● Work to be completed
Skip the pictures, please, and write out exactly the lines from the opening of the data through the line containing "import pandas as pd".

● Data section
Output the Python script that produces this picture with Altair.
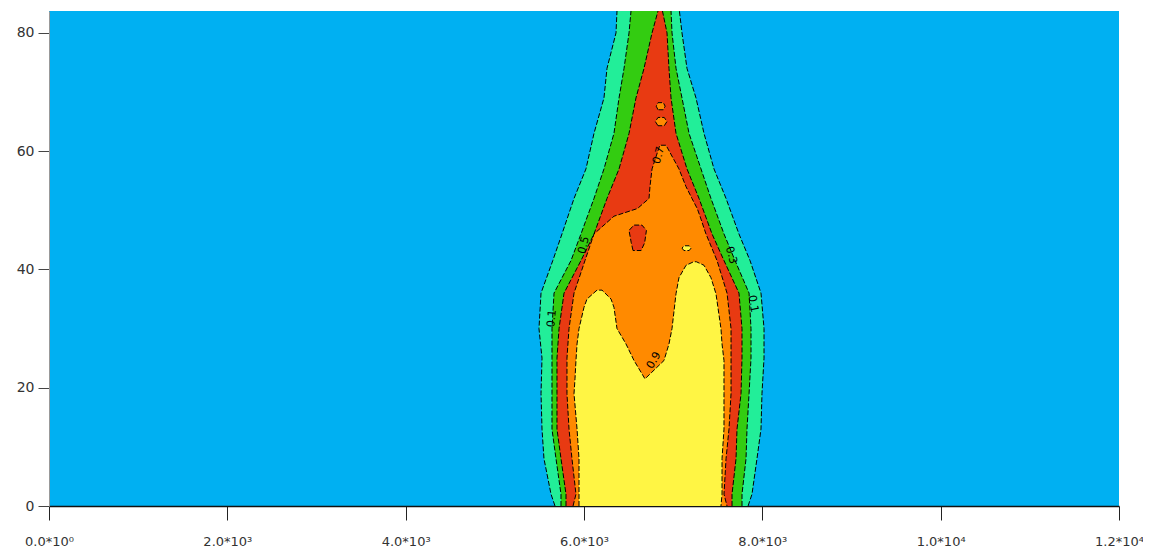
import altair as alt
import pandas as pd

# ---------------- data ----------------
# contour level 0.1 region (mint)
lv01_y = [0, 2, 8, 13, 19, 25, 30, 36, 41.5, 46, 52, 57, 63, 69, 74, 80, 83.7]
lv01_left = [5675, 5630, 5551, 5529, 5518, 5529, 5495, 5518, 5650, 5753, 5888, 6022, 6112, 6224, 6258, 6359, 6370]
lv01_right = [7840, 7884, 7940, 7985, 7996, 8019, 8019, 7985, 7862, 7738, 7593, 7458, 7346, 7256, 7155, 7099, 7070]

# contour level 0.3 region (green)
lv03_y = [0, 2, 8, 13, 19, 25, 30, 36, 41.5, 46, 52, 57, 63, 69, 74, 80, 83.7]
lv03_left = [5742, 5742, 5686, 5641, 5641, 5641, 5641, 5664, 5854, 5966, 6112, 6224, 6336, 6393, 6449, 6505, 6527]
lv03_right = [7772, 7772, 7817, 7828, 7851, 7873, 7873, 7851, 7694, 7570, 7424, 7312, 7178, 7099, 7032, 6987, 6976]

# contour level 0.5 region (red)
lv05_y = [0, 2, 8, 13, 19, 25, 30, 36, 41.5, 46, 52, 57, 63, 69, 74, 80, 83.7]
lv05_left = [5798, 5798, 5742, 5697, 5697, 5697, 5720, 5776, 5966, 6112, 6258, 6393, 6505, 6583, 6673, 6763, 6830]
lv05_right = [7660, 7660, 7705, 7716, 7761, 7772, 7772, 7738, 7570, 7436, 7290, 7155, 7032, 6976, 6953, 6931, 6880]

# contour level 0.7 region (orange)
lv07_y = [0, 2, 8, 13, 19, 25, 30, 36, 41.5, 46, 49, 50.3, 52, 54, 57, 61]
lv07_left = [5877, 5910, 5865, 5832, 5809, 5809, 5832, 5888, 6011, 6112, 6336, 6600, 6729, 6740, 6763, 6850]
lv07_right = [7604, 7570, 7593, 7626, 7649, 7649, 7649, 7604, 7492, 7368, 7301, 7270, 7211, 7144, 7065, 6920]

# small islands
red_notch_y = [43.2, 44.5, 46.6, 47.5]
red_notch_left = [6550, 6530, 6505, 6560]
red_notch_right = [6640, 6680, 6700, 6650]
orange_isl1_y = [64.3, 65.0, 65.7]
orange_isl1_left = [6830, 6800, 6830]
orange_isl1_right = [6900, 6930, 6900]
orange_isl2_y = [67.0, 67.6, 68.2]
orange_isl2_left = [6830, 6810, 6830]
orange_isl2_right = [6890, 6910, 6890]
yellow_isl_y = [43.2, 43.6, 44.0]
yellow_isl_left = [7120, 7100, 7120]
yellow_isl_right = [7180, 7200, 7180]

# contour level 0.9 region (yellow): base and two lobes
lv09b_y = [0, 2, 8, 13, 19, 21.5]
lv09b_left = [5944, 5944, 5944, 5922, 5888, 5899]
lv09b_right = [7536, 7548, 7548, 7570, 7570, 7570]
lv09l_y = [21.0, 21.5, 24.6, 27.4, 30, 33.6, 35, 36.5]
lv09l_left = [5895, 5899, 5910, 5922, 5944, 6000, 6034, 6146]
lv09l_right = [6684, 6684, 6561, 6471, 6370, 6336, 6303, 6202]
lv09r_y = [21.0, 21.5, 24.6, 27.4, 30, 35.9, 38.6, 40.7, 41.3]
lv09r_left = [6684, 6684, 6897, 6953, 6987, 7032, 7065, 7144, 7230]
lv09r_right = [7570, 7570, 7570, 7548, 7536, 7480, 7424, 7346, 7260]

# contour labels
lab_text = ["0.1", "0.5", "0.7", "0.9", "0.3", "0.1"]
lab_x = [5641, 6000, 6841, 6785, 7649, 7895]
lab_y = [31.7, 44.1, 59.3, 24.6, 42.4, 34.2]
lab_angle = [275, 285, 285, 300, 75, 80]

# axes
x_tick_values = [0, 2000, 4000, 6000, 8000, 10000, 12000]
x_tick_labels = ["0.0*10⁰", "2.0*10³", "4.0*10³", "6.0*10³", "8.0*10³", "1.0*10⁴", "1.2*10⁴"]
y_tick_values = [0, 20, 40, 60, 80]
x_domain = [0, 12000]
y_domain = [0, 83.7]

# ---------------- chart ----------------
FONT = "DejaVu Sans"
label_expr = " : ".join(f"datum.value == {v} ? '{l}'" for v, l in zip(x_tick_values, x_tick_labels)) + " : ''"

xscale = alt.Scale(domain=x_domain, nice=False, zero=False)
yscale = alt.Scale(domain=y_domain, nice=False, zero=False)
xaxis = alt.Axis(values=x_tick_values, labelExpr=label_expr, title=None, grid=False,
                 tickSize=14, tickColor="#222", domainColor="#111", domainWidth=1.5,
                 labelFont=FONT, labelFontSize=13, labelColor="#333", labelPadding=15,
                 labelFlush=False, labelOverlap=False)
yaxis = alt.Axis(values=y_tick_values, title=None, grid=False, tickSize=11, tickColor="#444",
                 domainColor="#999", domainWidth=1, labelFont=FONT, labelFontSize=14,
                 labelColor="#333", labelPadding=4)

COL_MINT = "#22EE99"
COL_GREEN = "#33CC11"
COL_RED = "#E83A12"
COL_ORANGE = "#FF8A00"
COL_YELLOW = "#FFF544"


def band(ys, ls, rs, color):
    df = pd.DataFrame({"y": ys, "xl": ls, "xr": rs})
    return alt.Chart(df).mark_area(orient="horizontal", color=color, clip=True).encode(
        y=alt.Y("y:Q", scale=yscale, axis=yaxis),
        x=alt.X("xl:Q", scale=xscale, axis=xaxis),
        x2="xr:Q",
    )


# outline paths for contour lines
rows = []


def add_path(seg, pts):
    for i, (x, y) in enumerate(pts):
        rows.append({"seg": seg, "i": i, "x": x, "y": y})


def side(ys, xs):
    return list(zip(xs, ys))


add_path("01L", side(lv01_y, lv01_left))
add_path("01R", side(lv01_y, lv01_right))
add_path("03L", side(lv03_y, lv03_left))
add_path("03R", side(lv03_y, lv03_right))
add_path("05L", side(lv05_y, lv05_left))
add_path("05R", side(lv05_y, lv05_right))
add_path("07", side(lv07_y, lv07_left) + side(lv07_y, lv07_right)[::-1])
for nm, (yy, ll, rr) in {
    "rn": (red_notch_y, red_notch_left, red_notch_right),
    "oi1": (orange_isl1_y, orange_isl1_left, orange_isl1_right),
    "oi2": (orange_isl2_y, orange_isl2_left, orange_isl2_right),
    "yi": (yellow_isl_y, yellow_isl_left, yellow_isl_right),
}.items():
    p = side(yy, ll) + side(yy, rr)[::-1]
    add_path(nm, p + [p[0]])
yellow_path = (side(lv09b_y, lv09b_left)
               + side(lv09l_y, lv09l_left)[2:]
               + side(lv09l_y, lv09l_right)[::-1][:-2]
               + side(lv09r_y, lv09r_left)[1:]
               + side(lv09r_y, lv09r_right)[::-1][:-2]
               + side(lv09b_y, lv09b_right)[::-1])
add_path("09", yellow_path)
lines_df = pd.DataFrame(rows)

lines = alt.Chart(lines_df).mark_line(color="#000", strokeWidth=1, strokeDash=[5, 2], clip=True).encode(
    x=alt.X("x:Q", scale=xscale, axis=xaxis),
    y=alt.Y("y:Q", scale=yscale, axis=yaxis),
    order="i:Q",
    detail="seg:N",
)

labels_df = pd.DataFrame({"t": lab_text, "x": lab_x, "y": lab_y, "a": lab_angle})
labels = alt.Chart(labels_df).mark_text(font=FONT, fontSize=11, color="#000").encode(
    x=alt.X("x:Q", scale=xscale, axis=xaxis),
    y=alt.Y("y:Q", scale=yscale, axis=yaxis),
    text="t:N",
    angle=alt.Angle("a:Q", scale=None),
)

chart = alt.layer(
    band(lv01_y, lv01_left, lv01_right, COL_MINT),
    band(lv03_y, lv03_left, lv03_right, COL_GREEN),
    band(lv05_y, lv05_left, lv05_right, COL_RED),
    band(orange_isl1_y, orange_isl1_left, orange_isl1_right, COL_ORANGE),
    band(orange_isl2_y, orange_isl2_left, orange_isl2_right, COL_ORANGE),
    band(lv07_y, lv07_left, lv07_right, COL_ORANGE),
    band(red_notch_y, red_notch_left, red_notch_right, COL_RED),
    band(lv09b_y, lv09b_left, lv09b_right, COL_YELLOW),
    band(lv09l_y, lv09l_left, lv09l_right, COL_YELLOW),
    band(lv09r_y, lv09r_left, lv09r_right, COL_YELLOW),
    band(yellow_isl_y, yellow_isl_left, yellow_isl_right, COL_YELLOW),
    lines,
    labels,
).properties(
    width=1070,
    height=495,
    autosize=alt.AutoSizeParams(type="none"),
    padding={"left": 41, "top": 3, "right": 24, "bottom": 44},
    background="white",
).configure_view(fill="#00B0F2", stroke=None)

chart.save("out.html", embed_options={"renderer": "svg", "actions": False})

● Response to the task
Output the Python script that produces this picture with Altair.
import altair as alt
import pandas as pd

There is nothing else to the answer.